## [THE EXERCISE]
State only the number of lines that contain the string "with".

## [INFORMATION SHOWN]
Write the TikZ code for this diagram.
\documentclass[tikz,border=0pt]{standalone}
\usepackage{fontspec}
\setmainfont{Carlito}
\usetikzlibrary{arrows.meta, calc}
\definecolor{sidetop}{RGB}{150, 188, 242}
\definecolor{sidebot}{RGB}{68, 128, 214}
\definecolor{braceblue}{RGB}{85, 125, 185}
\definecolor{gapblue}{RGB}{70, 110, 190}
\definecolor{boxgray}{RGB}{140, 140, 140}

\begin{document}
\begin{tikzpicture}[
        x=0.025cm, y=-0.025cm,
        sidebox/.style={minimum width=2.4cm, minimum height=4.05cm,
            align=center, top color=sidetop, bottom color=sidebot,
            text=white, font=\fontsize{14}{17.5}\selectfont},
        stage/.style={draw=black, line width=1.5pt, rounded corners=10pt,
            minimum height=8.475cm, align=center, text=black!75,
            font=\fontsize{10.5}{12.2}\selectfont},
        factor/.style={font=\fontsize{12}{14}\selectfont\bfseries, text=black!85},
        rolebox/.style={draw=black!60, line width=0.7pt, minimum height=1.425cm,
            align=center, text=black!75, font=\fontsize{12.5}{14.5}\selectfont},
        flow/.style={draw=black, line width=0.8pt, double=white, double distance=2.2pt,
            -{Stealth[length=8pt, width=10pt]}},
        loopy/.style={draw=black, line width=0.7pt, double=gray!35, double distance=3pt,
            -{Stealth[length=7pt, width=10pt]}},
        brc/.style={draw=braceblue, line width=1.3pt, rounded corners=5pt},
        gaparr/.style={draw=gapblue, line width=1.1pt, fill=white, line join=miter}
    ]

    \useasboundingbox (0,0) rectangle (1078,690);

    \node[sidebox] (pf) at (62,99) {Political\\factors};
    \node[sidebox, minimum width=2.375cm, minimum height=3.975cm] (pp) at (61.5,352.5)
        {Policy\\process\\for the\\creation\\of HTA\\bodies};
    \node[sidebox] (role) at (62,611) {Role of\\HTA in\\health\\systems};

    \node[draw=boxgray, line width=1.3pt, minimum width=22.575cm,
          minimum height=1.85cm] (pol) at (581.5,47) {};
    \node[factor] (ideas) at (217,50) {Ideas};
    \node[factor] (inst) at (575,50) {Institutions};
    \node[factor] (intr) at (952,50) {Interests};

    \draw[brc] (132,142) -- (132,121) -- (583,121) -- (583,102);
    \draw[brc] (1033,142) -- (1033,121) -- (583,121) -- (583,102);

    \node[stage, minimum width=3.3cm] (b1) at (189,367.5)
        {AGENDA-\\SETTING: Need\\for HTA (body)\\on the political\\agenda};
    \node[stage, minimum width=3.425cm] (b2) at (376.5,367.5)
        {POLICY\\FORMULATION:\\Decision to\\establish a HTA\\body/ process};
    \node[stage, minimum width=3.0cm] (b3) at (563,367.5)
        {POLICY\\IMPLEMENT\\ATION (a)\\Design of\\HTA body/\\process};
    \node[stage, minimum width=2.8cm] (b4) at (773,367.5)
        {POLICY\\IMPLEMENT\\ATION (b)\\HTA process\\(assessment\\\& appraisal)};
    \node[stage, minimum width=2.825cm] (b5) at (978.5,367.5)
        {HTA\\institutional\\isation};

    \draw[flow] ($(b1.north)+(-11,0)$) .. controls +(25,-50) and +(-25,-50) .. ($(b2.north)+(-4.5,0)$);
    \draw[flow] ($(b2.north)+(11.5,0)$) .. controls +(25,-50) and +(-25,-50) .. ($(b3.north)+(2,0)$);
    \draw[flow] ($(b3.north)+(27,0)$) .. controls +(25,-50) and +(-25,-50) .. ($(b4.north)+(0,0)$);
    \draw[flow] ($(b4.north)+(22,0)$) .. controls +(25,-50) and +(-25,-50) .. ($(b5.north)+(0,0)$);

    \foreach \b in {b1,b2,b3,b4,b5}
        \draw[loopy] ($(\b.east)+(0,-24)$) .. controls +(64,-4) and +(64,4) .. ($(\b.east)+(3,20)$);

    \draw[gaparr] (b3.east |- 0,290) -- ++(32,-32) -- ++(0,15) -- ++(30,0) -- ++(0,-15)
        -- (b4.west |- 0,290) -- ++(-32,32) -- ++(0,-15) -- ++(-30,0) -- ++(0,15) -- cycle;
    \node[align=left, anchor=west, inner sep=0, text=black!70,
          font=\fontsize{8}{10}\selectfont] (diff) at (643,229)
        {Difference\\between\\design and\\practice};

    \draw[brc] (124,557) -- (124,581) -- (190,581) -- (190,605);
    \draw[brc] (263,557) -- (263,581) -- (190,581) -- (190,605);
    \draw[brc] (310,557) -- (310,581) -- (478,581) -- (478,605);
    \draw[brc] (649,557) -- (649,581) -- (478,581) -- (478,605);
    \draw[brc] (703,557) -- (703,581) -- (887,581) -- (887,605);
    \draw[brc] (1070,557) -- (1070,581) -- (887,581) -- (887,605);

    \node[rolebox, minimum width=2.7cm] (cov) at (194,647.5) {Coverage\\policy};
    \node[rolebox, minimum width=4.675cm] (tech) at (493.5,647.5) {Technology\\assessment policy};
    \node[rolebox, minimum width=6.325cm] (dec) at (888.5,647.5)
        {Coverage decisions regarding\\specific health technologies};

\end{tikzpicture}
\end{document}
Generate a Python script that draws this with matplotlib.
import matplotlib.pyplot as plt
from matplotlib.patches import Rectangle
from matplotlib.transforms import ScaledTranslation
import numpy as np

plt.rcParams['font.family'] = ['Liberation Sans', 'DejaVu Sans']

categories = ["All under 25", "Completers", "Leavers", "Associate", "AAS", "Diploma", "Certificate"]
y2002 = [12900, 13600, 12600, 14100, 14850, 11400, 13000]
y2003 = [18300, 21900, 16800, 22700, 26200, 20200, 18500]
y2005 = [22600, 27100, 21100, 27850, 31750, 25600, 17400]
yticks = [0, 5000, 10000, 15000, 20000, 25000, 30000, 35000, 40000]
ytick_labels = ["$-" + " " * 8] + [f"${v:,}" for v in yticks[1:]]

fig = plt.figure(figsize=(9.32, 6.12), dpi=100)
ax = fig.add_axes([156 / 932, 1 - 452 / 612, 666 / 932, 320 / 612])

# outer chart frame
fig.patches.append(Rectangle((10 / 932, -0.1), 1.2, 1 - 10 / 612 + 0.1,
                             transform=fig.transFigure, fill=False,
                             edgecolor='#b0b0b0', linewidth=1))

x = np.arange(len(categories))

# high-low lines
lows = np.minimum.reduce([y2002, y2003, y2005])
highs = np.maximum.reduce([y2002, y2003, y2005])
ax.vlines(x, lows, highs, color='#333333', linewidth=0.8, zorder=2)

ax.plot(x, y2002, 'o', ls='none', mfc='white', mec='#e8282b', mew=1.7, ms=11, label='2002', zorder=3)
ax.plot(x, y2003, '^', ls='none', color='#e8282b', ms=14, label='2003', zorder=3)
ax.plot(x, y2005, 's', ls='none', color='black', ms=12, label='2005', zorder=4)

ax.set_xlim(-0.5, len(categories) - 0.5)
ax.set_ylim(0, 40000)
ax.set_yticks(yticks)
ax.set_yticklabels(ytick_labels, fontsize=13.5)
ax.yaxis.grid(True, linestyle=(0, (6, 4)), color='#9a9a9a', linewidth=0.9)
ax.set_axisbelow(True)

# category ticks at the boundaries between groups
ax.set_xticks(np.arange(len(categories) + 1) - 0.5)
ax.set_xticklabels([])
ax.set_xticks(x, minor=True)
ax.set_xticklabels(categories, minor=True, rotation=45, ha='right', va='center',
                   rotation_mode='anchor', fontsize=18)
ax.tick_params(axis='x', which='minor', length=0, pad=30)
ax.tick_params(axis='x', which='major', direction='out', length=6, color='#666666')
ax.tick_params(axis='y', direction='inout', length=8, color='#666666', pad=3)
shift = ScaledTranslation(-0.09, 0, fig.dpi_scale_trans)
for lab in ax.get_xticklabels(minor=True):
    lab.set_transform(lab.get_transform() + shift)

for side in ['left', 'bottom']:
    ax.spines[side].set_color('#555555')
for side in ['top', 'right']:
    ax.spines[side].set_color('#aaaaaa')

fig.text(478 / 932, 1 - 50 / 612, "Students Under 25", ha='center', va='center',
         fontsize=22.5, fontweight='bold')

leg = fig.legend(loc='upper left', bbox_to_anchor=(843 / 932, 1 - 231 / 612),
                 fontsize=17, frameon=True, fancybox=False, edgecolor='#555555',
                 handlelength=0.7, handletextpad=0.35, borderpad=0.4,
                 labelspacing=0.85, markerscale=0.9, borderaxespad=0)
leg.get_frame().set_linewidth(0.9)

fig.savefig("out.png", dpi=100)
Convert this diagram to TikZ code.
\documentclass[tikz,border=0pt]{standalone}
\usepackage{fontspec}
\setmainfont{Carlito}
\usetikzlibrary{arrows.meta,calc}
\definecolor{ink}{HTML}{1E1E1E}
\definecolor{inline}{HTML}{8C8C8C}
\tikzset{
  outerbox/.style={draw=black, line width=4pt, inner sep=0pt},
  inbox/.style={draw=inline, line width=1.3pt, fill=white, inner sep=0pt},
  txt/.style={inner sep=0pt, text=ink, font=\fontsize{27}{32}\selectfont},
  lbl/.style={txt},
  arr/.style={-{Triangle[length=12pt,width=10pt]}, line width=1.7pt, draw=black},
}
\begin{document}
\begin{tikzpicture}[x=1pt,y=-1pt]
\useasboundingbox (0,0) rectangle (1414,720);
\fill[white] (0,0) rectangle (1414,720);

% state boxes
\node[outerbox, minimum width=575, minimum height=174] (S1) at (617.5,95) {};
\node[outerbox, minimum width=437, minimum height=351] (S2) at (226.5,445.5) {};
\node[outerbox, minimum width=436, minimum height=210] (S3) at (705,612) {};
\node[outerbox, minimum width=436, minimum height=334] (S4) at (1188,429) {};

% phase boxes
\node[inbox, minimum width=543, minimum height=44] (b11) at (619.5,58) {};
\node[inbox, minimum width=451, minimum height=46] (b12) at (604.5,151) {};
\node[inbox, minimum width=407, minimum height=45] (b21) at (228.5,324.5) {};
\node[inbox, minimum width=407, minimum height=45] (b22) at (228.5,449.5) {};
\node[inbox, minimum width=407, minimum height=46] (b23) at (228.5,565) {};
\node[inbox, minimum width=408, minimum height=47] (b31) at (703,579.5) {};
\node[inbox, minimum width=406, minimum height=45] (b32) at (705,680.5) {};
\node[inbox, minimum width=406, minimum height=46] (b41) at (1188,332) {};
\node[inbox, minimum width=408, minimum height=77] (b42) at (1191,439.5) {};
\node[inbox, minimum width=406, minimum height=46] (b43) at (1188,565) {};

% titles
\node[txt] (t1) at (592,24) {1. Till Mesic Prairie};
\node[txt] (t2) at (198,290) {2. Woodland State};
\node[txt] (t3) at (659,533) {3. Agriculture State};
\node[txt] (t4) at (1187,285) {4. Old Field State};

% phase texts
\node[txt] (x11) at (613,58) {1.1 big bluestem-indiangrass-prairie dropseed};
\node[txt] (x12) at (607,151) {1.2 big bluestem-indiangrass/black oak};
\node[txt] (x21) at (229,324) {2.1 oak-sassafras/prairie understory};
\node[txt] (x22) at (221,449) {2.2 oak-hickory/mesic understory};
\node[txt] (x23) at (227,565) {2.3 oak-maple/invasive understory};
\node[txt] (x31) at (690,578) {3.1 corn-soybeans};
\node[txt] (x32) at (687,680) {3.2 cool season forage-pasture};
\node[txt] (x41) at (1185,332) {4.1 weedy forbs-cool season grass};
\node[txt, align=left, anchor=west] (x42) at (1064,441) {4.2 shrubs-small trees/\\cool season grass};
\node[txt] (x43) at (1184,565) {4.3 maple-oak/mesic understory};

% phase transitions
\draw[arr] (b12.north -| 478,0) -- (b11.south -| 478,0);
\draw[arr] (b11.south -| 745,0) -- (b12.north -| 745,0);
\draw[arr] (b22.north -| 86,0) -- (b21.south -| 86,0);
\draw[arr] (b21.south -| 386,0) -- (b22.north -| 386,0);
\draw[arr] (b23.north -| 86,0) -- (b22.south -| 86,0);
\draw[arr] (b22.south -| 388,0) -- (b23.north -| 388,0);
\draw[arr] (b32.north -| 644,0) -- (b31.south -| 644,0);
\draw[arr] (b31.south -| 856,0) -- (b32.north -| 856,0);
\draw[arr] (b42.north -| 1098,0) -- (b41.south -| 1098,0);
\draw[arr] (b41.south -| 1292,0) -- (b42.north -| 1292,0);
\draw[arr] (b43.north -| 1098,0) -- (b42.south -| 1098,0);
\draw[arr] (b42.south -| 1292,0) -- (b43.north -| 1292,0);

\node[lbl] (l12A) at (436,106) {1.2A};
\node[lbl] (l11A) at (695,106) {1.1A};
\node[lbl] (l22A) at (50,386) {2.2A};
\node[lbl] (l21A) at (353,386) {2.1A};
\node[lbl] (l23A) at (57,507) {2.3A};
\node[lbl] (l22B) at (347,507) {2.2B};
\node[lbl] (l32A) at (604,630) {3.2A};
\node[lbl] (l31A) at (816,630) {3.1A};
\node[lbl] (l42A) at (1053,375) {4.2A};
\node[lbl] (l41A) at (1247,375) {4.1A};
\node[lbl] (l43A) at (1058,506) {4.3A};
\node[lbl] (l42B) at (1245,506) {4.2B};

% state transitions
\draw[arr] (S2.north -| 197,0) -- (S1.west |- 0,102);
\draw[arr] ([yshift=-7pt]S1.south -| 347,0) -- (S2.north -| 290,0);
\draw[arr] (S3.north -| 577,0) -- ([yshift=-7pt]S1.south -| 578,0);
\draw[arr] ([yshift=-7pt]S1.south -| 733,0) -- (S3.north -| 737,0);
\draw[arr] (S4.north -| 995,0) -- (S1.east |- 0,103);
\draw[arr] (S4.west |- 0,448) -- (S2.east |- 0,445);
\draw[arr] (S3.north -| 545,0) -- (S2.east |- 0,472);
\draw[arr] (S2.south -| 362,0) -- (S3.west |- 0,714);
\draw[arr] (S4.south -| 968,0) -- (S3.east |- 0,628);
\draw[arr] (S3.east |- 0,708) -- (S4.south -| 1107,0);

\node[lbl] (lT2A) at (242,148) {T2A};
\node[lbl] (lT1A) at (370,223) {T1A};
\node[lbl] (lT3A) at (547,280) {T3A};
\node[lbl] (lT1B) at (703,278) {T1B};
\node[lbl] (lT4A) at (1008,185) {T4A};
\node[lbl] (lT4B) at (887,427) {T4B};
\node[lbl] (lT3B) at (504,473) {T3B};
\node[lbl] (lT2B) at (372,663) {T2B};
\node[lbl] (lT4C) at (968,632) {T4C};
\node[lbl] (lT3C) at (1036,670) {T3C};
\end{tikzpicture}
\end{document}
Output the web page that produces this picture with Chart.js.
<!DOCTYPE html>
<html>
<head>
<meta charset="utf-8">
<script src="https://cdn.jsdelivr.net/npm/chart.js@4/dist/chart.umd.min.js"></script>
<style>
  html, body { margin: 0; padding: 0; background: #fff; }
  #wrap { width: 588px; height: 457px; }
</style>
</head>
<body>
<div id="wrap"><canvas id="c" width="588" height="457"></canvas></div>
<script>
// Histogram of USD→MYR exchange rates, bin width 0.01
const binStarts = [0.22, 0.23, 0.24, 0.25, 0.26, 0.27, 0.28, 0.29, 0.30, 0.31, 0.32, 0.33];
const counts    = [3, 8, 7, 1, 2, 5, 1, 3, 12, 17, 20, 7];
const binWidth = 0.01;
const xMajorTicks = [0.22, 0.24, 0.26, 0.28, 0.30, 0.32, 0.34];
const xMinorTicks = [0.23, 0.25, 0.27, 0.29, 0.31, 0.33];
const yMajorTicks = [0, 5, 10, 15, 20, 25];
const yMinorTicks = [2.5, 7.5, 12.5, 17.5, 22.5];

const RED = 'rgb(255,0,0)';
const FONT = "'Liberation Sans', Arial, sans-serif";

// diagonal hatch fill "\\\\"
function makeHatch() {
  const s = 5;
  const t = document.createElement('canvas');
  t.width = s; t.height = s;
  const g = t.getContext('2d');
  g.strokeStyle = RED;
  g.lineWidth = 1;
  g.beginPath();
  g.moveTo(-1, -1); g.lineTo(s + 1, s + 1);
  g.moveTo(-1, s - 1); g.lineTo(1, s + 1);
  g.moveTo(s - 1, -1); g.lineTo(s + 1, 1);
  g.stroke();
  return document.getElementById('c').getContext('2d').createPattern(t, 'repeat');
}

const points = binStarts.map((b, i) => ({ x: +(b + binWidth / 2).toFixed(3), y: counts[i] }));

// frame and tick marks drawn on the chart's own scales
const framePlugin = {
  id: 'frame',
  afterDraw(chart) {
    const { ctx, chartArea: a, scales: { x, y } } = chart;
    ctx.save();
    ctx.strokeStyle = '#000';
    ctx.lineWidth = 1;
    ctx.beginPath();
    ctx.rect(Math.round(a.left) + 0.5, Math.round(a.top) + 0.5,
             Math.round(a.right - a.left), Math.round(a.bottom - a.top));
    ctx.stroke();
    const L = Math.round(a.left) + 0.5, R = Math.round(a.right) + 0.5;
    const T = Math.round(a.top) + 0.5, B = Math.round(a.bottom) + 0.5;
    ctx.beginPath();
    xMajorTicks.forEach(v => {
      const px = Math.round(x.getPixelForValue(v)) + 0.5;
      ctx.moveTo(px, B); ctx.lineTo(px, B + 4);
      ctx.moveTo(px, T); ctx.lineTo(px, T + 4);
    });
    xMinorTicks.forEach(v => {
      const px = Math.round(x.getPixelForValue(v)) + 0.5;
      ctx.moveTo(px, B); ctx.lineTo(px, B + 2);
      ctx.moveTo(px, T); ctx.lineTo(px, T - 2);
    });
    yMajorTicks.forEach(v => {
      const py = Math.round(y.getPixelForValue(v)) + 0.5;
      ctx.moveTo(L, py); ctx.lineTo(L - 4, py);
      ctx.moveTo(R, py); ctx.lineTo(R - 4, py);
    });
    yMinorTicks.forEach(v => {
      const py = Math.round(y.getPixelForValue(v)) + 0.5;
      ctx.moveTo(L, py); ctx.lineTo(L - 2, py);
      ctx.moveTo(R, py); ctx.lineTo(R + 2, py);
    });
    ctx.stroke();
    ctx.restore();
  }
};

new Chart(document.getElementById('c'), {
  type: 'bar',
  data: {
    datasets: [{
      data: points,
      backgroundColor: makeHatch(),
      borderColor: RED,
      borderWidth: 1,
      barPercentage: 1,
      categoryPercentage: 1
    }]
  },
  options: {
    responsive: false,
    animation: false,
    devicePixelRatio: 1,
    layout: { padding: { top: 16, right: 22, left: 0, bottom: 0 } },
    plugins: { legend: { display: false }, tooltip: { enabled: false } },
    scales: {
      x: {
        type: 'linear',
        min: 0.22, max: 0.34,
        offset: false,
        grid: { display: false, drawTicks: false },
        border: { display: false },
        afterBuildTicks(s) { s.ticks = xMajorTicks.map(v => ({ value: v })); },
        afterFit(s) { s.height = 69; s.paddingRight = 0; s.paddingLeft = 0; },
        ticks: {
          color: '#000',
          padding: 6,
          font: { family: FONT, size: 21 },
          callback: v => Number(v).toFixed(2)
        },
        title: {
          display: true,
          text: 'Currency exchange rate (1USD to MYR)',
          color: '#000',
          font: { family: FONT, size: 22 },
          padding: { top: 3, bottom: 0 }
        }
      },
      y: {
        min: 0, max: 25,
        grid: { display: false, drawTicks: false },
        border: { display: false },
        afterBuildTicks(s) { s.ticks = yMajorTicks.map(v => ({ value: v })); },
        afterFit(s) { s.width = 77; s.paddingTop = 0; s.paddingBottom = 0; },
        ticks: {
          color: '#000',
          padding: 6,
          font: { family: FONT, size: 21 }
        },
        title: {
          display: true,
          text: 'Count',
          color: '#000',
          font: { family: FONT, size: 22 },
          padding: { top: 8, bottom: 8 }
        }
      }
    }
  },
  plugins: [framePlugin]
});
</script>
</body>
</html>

## [COMPLETE ANSWER]
2